At least 83% of Americans have had their confidential data shared with a company breached (see here and here). The list of most frequently implicated companies in the loss of confidential data makes for sobering reading. Reputable companies like Linkedin (Microsoft), Adobe, Dropbox, etc., are among the top 20 worst offenders.
There are two other seemingly contradictory facts. First, many of the companies that haven’t been able to safeguard confidential data have some kind of highly regarded security certification like SOC-2 (see, e.g., here). The second is that many data breaches are caused by elementary errors, e.g., “the password cryptography was poorly done and many were quickly resolved back to plain text” (here).
The explanation for why companies with highly regarded security certifications fail to protect the data is probably mundane. Supporters of these certifications may rightly claim that these certifications dramatically reduce the chances of a breach without eliminating it. And a 1% error rate can easily lead to the observation we started with.
So, how do we secure data?
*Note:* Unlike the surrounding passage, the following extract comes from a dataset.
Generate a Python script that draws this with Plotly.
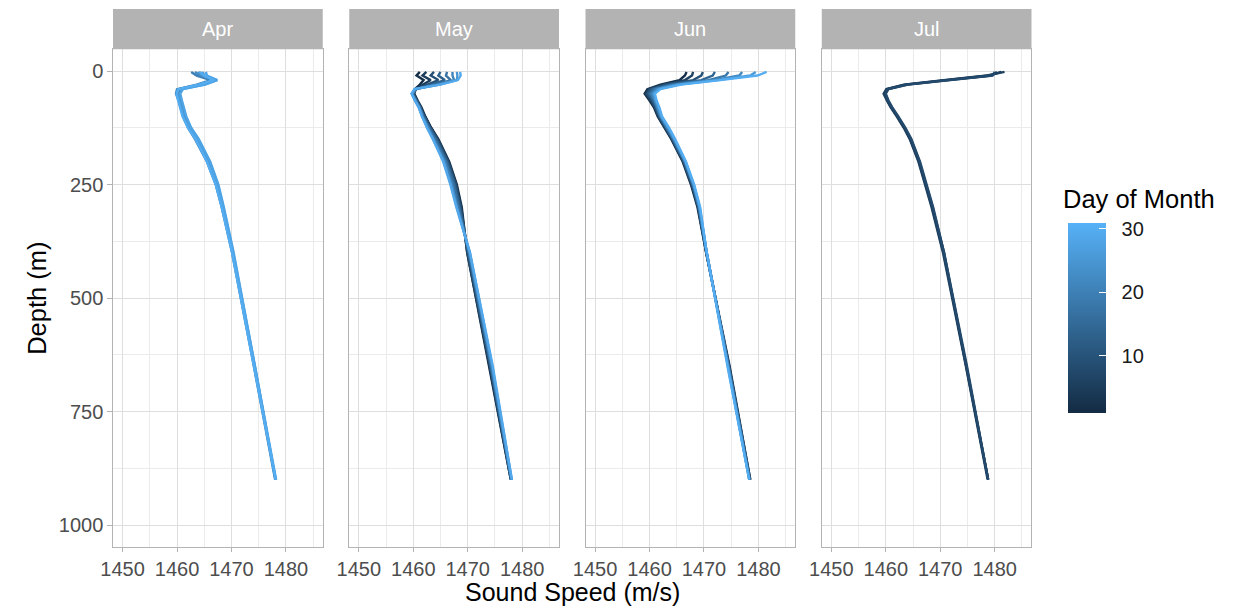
import plotly.graph_objects as go
from plotly.colors import sample_colorscale

# ---------------- data ----------------
MONTHS = ["Apr", "May", "Jun", "Jul"]
DEPTH = [2, 10, 20, 30, 40, 50, 65, 80, 100, 125, 150, 200, 250, 300, 400, 650, 900]

APR_DAYS = [20, 22, 24, 26, 28, 30]
APR_SPEED = [
    [1462.6, 1463.6, 1466.2, 1463.6, 1460.0, 1459.8, 1460.3, 1460.7, 1461.1, 1462.0, 1463.3, 1465.5, 1467.1, 1468.2, 1470.1, 1474.1, 1478.0],
    [1463.3, 1464.3, 1466.8, 1464.3, 1460.5, 1460.1, 1460.5, 1460.9, 1461.3, 1462.2, 1463.6, 1465.7, 1467.3, 1468.4, 1470.2, 1474.2, 1478.1],
    [1464.6, 1465.1, 1467.3, 1464.9, 1460.9, 1460.4, 1460.8, 1461.2, 1461.6, 1462.5, 1463.9, 1466.0, 1467.5, 1468.5, 1470.3, 1474.3, 1478.1],
    [1463.9, 1464.7, 1467.0, 1464.1, 1460.3, 1460.0, 1460.4, 1460.8, 1461.2, 1462.1, 1463.5, 1465.6, 1467.2, 1468.3, 1470.2, 1474.2, 1478.1],
    [1465.3, 1465.5, 1467.4, 1465.2, 1461.1, 1460.6, 1460.9, 1461.3, 1461.7, 1462.6, 1464.0, 1466.1, 1467.6, 1468.6, 1470.4, 1474.3, 1478.2],
    [1464.2, 1465.0, 1466.7, 1463.9, 1460.2, 1459.9, 1460.2, 1460.6, 1461.0, 1462.0, 1463.4, 1465.5, 1467.1, 1468.2, 1470.1, 1474.1, 1478.1],
]

MAY_DAYS = [2, 5, 9, 13, 17, 21, 25, 29]
MAY_SPEED = [
    [1461.2, 1460.6, 1461.9, 1461.2, 1460.3, 1460.2, 1460.8, 1461.5, 1462.2, 1463.3, 1464.6, 1466.6, 1468.0, 1468.9, 1469.9, 1473.9, 1477.9],
    [1462.4, 1461.7, 1463.2, 1461.8, 1460.4, 1460.1, 1460.7, 1461.4, 1462.1, 1463.2, 1464.5, 1466.5, 1467.9, 1468.8, 1469.9, 1474.0, 1477.9],
    [1463.8, 1463.2, 1464.6, 1462.6, 1460.5, 1460.0, 1460.6, 1461.3, 1462.0, 1463.1, 1464.4, 1466.4, 1467.8, 1468.7, 1470.0, 1474.1, 1478.0],
    [1465.0, 1464.6, 1465.8, 1463.4, 1460.6, 1459.9, 1460.6, 1461.3, 1461.9, 1463.0, 1464.2, 1466.2, 1467.6, 1468.5, 1470.1, 1474.2, 1478.0],
    [1466.2, 1466.0, 1466.9, 1464.0, 1460.5, 1459.8, 1460.5, 1461.2, 1461.8, 1462.8, 1464.0, 1466.0, 1467.4, 1468.3, 1470.2, 1474.3, 1478.0],
    [1467.2, 1467.2, 1467.5, 1464.5, 1460.4, 1459.8, 1460.4, 1461.1, 1461.7, 1462.7, 1463.8, 1465.8, 1467.1, 1468.1, 1470.3, 1474.4, 1478.0],
    [1468.0, 1468.1, 1468.0, 1464.8, 1460.3, 1459.7, 1460.3, 1461.0, 1461.6, 1462.6, 1463.7, 1465.6, 1466.9, 1468.0, 1470.4, 1474.5, 1478.1],
    [1468.6, 1468.7, 1468.2, 1465.0, 1460.2, 1459.7, 1460.3, 1461.0, 1461.6, 1462.5, 1463.6, 1465.5, 1466.8, 1467.9, 1470.4, 1474.6, 1478.1],
]

JUN_DAYS = [2, 6, 10, 14, 18, 22, 26, 30]
JUN_SPEED = [
    [1466.8, 1466.5, 1465.5, 1462.0, 1459.6, 1459.1, 1460.0, 1460.8, 1461.5, 1462.7, 1464.0, 1466.1, 1467.6, 1468.8, 1470.4, 1474.7, 1478.5],
    [1468.0, 1467.8, 1466.5, 1462.5, 1459.8, 1459.3, 1460.2, 1461.0, 1461.6, 1462.8, 1464.1, 1466.2, 1467.7, 1468.9, 1470.4, 1474.6, 1478.5],
    [1469.8, 1469.5, 1468.0, 1463.0, 1460.2, 1459.6, 1460.5, 1461.1, 1461.8, 1463.0, 1464.2, 1466.3, 1467.8, 1469.0, 1470.4, 1474.6, 1478.4],
    [1472.0, 1471.6, 1469.5, 1463.8, 1460.6, 1459.9, 1460.7, 1461.3, 1461.9, 1463.1, 1464.3, 1466.4, 1467.9, 1469.0, 1470.5, 1474.5, 1478.4],
    [1474.5, 1474.0, 1470.8, 1464.3, 1461.0, 1460.2, 1460.9, 1461.4, 1462.0, 1463.2, 1464.4, 1466.5, 1468.0, 1469.1, 1470.5, 1474.5, 1478.4],
    [1477.0, 1476.5, 1471.8, 1464.8, 1461.3, 1460.5, 1461.0, 1461.5, 1462.1, 1463.3, 1464.5, 1466.6, 1468.1, 1469.2, 1470.5, 1474.4, 1478.3],
    [1479.5, 1478.5, 1472.5, 1465.3, 1461.7, 1460.8, 1461.2, 1461.7, 1462.2, 1463.5, 1464.6, 1466.6, 1468.1, 1469.2, 1470.5, 1474.4, 1478.3],
    [1481.5, 1479.8, 1473.0, 1465.8, 1462.0, 1461.0, 1461.3, 1461.8, 1462.3, 1463.6, 1464.7, 1466.7, 1468.2, 1469.3, 1470.5, 1474.3, 1478.3],
]

JUL_DAYS = [2, 4, 6, 8]
JUL_SPEED = [
    [1481.2, 1479.0, 1471.0, 1463.6, 1460.3, 1459.8, 1460.3, 1461.0, 1462.1, 1463.4, 1464.5, 1466.1, 1467.3, 1468.5, 1470.6, 1474.8, 1478.8],
    [1480.4, 1479.3, 1471.5, 1463.9, 1460.4, 1459.9, 1460.4, 1461.1, 1462.2, 1463.5, 1464.6, 1466.2, 1467.4, 1468.6, 1470.7, 1474.8, 1478.8],
    [1481.8, 1478.6, 1470.6, 1463.3, 1460.1, 1459.6, 1460.2, 1460.9, 1462.0, 1463.3, 1464.4, 1466.0, 1467.2, 1468.4, 1470.5, 1474.7, 1478.7],
    [1480.0, 1479.6, 1471.8, 1464.1, 1460.5, 1460.0, 1460.5, 1461.2, 1462.3, 1463.6, 1464.7, 1466.3, 1467.5, 1468.7, 1470.7, 1474.9, 1478.8],
]

X_TICKS = [1450, 1460, 1470, 1480]
X_MINOR = [1455, 1465, 1475, 1485]
Y_TICKS = [0, 250, 500, 750, 1000]
Y_MINOR = [125, 375, 625, 875]
LEGEND_TICKS = [10, 20, 30]
DAY_MIN, DAY_MAX = 1, 31

# ---------------- styling ----------------
PAGE_W, PAGE_H = 1234, 614
OFF = 8  # default body margin of the html page
W, H = PAGE_W - 2 * OFF, PAGE_H - 2 * OFF
FONT = "Liberation Sans, Arial, sans-serif"
COLORSCALE = [[0, "#132B43"], [1, "#56B1F7"]]
PANEL_LEFT = [101.0, 339.8, 578.6, 817.4]
PANEL_W = 212.0
PANEL_TOP, PANEL_BOTTOM = 49.3, 546.7
STRIP_TOP = 9.0
GRID = "#DEDEDE"
BORDER = "#B3B3B3"


def day_color(d):
    return sample_colorscale(COLORSCALE, [(d - DAY_MIN) / (DAY_MAX - DAY_MIN)])[0]


def px_x(p):
    return (p - OFF) / W


def px_y(p):
    return 1 - (p - OFF) / H


fig = go.Figure()

month_data = [(APR_DAYS, APR_SPEED), (MAY_DAYS, MAY_SPEED), (JUN_DAYS, JUN_SPEED), (JUL_DAYS, JUL_SPEED)]
for i, (days, speeds) in enumerate(month_data):
    suffix = "" if i == 0 else str(i + 1)
    for d, sp in zip(days, speeds):
        fig.add_trace(go.Scatter(
            x=sp, y=DEPTH, mode="lines",
            line=dict(color=day_color(d), width=2.4),
            xaxis="x" + suffix, yaxis="y" + suffix,
            showlegend=False, hoverinfo="skip",
        ))

# colour bar carrier (points outside the visible range)
fig.add_trace(go.Scatter(
    x=[1400, 1400], y=[0, 0], mode="markers", xaxis="x4", yaxis="y4",
    cliponaxis=True, showlegend=False, hoverinfo="skip",
    marker=dict(
        color=[DAY_MIN, DAY_MAX], cmin=DAY_MIN, cmax=DAY_MAX, colorscale=COLORSCALE,
        showscale=True,
        colorbar=dict(
            thickness=38, thicknessmode="pixels", len=190, lenmode="pixels",
            x=px_x(1066.7), xanchor="left", y=px_y(317.5), yanchor="middle",
            xpad=0, ypad=0, outlinewidth=0,
            tickmode="array", tickvals=LEGEND_TICKS,
            ticktext=["\u00a0\u00a0" + str(v) for v in LEGEND_TICKS],
            ticks="inside", ticklen=7, tickcolor="white", tickwidth=1,
            tickfont=dict(family=FONT, size=20, color="#1A1A1A"),
        ),
    ),
))

layout = dict(
    width=W, height=H, margin=dict(l=0, r=0, t=0, b=0),
    paper_bgcolor="white", plot_bgcolor="white",
    font=dict(family=FONT, color="#4D4D4D"),
    showlegend=False,
)

shapes = []
annotations = []
for i, m in enumerate(MONTHS):
    suffix = "" if i == 0 else str(i + 1)
    x0, x1 = PANEL_LEFT[i], PANEL_LEFT[i] + PANEL_W
    layout["xaxis" + suffix] = dict(
        domain=[px_x(x0), px_x(x1)], anchor="y" + suffix,
        range=[1448.25, 1486.75], autorange=False,
        tickmode="array", tickvals=X_TICKS,
        ticks="outside", ticklen=4.5, tickwidth=1, tickcolor=BORDER,
        tickfont=dict(family=FONT, size=20, color="#4D4D4D"),
        showgrid=True, gridcolor=GRID, gridwidth=1.1,
        minor=dict(tickmode="array", tickvals=X_MINOR, showgrid=True, gridcolor="#EBEBEB", gridwidth=0.7, ticks=""),
        showline=True, linecolor=BORDER, linewidth=1.3, mirror=True, zeroline=False,
    )
    layout["yaxis" + suffix] = dict(
        domain=[px_y(PANEL_BOTTOM), px_y(PANEL_TOP)], anchor="x" + suffix,
        range=[1047.8, -47.8], autorange=False,
        tickmode="array", tickvals=Y_TICKS,
        ticks="outside" if i == 0 else "", ticklen=4.5, tickwidth=1, tickcolor=BORDER,
        showticklabels=(i == 0),
        tickfont=dict(family=FONT, size=20, color="#4D4D4D"),
        showgrid=True, gridcolor=GRID, gridwidth=1.1,
        minor=dict(tickmode="array", tickvals=Y_MINOR, showgrid=True, gridcolor="#EBEBEB", gridwidth=0.7, ticks=""),
        showline=True, linecolor=BORDER, linewidth=1.3, mirror=True, zeroline=False,
    )
    # facet strip
    shapes.append(dict(
        type="rect", xref="paper", yref="paper",
        x0=px_x(x0), x1=px_x(x1), y0=px_y(PANEL_TOP), y1=px_y(STRIP_TOP),
        fillcolor=BORDER, line=dict(width=0), layer="above",
    ))
    annotations.append(dict(
        text=m, xref="paper", yref="paper", x=px_x((x0 + x1) / 2), y=px_y((STRIP_TOP + PANEL_TOP) / 2),
        xanchor="center", yanchor="middle", showarrow=False,
        font=dict(family=FONT, size=20, color="white"),
    ))

annotations.append(dict(
    text="Sound Speed (m/s)", xref="paper", yref="paper",
    x=px_x((PANEL_LEFT[0] + PANEL_LEFT[3] + PANEL_W) / 2), y=px_y(591.5),
    xanchor="center", yanchor="middle", showarrow=False,
    font=dict(family=FONT, size=25, color="black"),
))
annotations.append(dict(
    text="Depth (m)", xref="paper", yref="paper",
    x=px_x(24), y=px_y((PANEL_TOP + PANEL_BOTTOM) / 2),
    xanchor="center", yanchor="middle", showarrow=False, textangle=-90,
    font=dict(family=FONT, size=25.5, color="black"),
))
annotations.append(dict(
    text="Day of Month", xref="paper", yref="paper",
    x=px_x(1059), y=px_y(199),
    xanchor="left", yanchor="middle", showarrow=False,
    font=dict(family=FONT, size=25.5, color="black"),
))

layout["shapes"] = shapes
layout["annotations"] = annotations
fig.update_layout(**layout)

fig.write_html("out.html")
Before discussing solutions, let me describe the current state. In many companies, PII data is spread across multiple databases. Data protection is based on processes set up for controlling access to data. The data may also be encrypted, but it generally isn’t. Many of these processes to secure the data are also auditable and certifications are granted based on audits.
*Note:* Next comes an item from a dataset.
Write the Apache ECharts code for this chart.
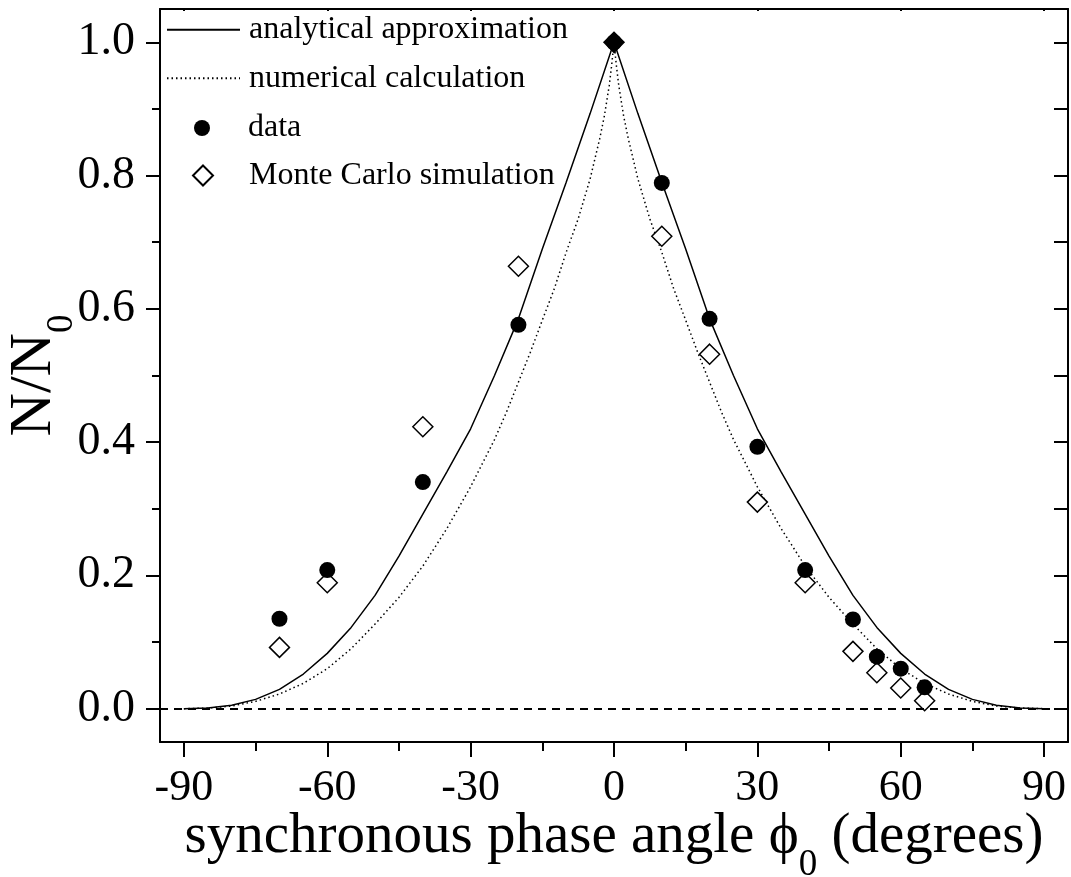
<!DOCTYPE html>
<html><head><meta charset="utf-8">
<script src="https://cdn.jsdelivr.net/npm/echarts@6/dist/echarts.min.js"></script>
<style>html,body{margin:0;padding:0;background:#fff}#c{width:1071px;height:877px}</style>
</head><body><div id="c"></div>
<script>
// tick values
const xMajorTicks = [-90, -60, -30, 0, 30, 60, 90];
const xMinorTicks = [-75, -45, -15, 15, 45, 75];
const yMajorTicks = [0, 0.2, 0.4, 0.6, 0.8, 1.0];
const yMinorTicks = [0.1, 0.3, 0.5, 0.7, 0.9];
const yRightTicks = [0, 0.1, 0.2, 0.3, 0.4, 0.5, 0.6, 0.7, 0.8, 0.9, 1.0];
const zeroLevel = 0;

// analytical approximation (solid curve)
const analyticX = [-90,-85,-80,-75,-70,-65,-60,-55,-50,-45,-40,-35,-30,-25,-20,-15,-10,-5,0,5,10,15,20,25,30,35,40,45,50,55,60,65,70,75,80,85,90];
const analyticY = [0,0.001,0.005,0.014,0.029,0.052,0.083,0.122,0.170,0.229,0.292,0.355,0.420,0.500,0.585,0.690,0.790,0.893,1.0,0.893,0.790,0.690,0.585,0.500,0.420,0.355,0.292,0.229,0.170,0.122,0.083,0.052,0.029,0.014,0.005,0.001,0];

// numerical calculation (dotted curve)
const numericX = [-90,-85,-80,-75,-70,-65,-60,-55,-50,-45,-40,-35,-30,-25,-22.5,-20,-17.5,-15,-12.5,-10,-7.5,-5,-3,-2,-1,-0.5,0,0.5,1,2,3,5,7.5,10,12.5,15,17.5,20,22.5,25,30,35,40,45,50,55,60,65,70,75,80,85,90];
const numericY = [0,0.001,0.004,0.011,0.022,0.038,0.060,0.090,0.127,0.167,0.214,0.270,0.333,0.404,0.445,0.490,0.535,0.583,0.630,0.685,0.735,0.795,0.855,0.890,0.935,0.965,1.0,0.965,0.935,0.890,0.855,0.795,0.735,0.685,0.630,0.583,0.535,0.490,0.445,0.404,0.333,0.270,0.214,0.167,0.127,0.090,0.060,0.038,0.022,0.011,0.004,0.001,0];

// measured data (filled circles)
const dataX = [-70,-60,-40,-20,0,10,20,30,40,50,55,60,65];
const dataY = [0.135,0.208,0.340,0.576,1.0,0.789,0.585,0.393,0.208,0.134,0.078,0.060,0.032];

// Monte Carlo simulation (open diamonds)
const mcX = [-70,-60,-40,-20,0,10,20,30,40,50,55,60,65];
const mcY = [0.092,0.189,0.423,0.664,1.0,0.709,0.532,0.310,0.189,0.086,0.054,0.031,0.012];

const FONT = 'Liberation Serif';
const BLACK = '#000';
const pairs = (xs, ys) => xs.map((x, i) => [x, ys[i]]);

const chart = echarts.init(document.getElementById('c'), null, {renderer: 'canvas'});

const xBase = {type: 'value', min: -95, max: 95, splitLine: {show: false}};
const yBase = {type: 'value', min: -0.05, max: 1.05, splitLine: {show: false}};
const lineS = {color: BLACK, width: 2};
const legendText = {fontFamily: FONT, fontSize: 32, color: BLACK, lineHeight: 36};

const option = {
  animation: false,
  backgroundColor: '#fff',
  grid: {left: 160, right: 3, top: 9, bottom: 135, outerBoundsMode: 'none', containLabel: false},
  legend: [
    {
      data: ['analytical approximation', 'numerical calculation'],
      orient: 'vertical', left: 166, top: 11.7, padding: 0,
      itemWidth: 73, itemHeight: 1, itemGap: 12.5,
      itemStyle: {opacity: 0},
      textStyle: Object.assign({}, legendText, {padding: [0, 0, 0, 4]})
    },
    {
      data: ['data'],
      orient: 'vertical', left: 194, top: 110, padding: 0,
      itemWidth: 16, itemHeight: 16,
      textStyle: Object.assign({}, legendText, {padding: [0, 0, 0, 33]})
    },
    {
      data: ['Monte Carlo simulation'],
      orient: 'vertical', left: 192, top: 157.5, padding: 0,
      itemWidth: 20, itemHeight: 20,
      textStyle: Object.assign({}, legendText, {padding: [0, 0, 0, 31]})
    }
  ],
  xAxis: [
    Object.assign({}, xBase, {
      position: 'bottom',
      axisLine: {show: true, onZero: false, lineStyle: lineS},
      axisTick: {show: true, inside: false, length: 15, customValues: xMajorTicks, lineStyle: lineS},
      axisLabel: {show: true, customValues: xMajorTicks, fontFamily: FONT, fontSize: 44, color: BLACK, margin: 24,
        formatter: v => String(v)},
      name: '{a|synchronous phase angle \u03D5}{s|0}{a| (degrees)}',
      nameLocation: 'middle', nameGap: 58, nameMoveOverlap: false,
      nameTextStyle: {rich: {
        a: {fontFamily: FONT, fontSize: 57, lineHeight: 75, color: BLACK},
        s: {fontFamily: FONT, fontSize: 37, lineHeight: 20, height: 20, verticalAlign: 'bottom', color: BLACK}
      }}
    }),
    Object.assign({}, xBase, {
      position: 'bottom',
      axisLine: {show: false, onZero: false},
      axisTick: {show: true, inside: false, length: 9, customValues: xMinorTicks, lineStyle: lineS},
      axisLabel: {show: false}
    }),
    Object.assign({}, xBase, {
      position: 'top',
      axisLine: {show: true, onZero: false, lineStyle: lineS},
      axisTick: {show: true, inside: true, length: 2, customValues: xMajorTicks, lineStyle: lineS},
      axisLabel: {show: false}
    })
  ],
  yAxis: [
    Object.assign({}, yBase, {
      position: 'left',
      axisLine: {show: true, onZero: false, lineStyle: lineS},
      axisTick: {show: true, inside: false, length: 14, customValues: yMajorTicks, lineStyle: lineS},
      axisLabel: {show: true, customValues: yMajorTicks, fontFamily: FONT, fontSize: 46, color: BLACK, margin: 25,
        formatter: v => v.toFixed(1)},
      name: '{a|N/N}{s|0}',
      nameLocation: 'middle', nameGap: 88, nameMoveOverlap: false,
      nameTextStyle: {rich: {
        a: {fontFamily: FONT, fontSize: 60, lineHeight: 75, color: BLACK},
        s: {fontFamily: FONT, fontSize: 37, lineHeight: 20, height: 20, verticalAlign: 'bottom', color: BLACK}
      }}
    }),
    Object.assign({}, yBase, {
      position: 'left',
      axisLine: {show: false, onZero: false},
      axisTick: {show: true, inside: false, length: 8, customValues: yMinorTicks, lineStyle: lineS},
      axisLabel: {show: false}
    }),
    Object.assign({}, yBase, {
      position: 'right',
      axisLine: {show: true, onZero: false, lineStyle: lineS},
      axisTick: {show: true, inside: true, length: 14, customValues: yRightTicks, lineStyle: lineS},
      axisLabel: {show: false}
    })
  ],
  series: [
    {
      name: 'analytical approximation', type: 'line',
      data: pairs(analyticX, analyticY),
      symbol: 'none', z: 2,
      lineStyle: {color: BLACK, width: 1.5, type: 'solid'},
      itemStyle: {color: BLACK},
      markLine: {
        silent: true, symbol: ['none', 'none'], label: {show: false},
        lineStyle: {color: BLACK, width: 2, type: [8, 6]},
        data: [{yAxis: zeroLevel}]
      }
    },
    {
      name: 'numerical calculation', type: 'line',
      data: pairs(numericX, numericY),
      symbol: 'none', z: 2,
      lineStyle: {color: BLACK, width: 1.5, type: [1.5, 3]},
      itemStyle: {color: BLACK}
    },
    {
      name: 'Monte Carlo simulation', type: 'scatter',
      data: mcX.map((x, i) => x === 0 ? {value: [x, mcY[i]], itemStyle: {color: BLACK}} : [x, mcY[i]]),
      symbol: 'diamond', symbolSize: 20, z: 3,
      itemStyle: {color: '#fff', borderColor: BLACK, borderWidth: 1.5, opacity: 1}
    },
    {
      name: 'data', type: 'scatter',
      data: pairs(dataX, dataY),
      symbol: 'circle', symbolSize: 16, z: 4,
      itemStyle: {color: BLACK, opacity: 1}
    }
  ]
};
chart.setOption(option);
</script>
</body></html>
Rather than relying on adherence to processes, a better bet might be to not let PII data percolate across the system. The primary options for prevention are customer-side PII removal and ingestion-time PII removal. (Methods like differential privacy can be used at either end and in how automated data collection services are setup.) Beyond these systems, you need a system for cases where PII data is shown in the product. One way to handle such cases is to build a system where the PII is hashed during ingest and looked up right before serving from a system that is yet more tightly access controlled. All of these things are well known. Their lack of adoption is partly due to the fact that these services have yet to be abstracted out enough that adding them is as easy as editing a YAML file. And there lies an opportunity.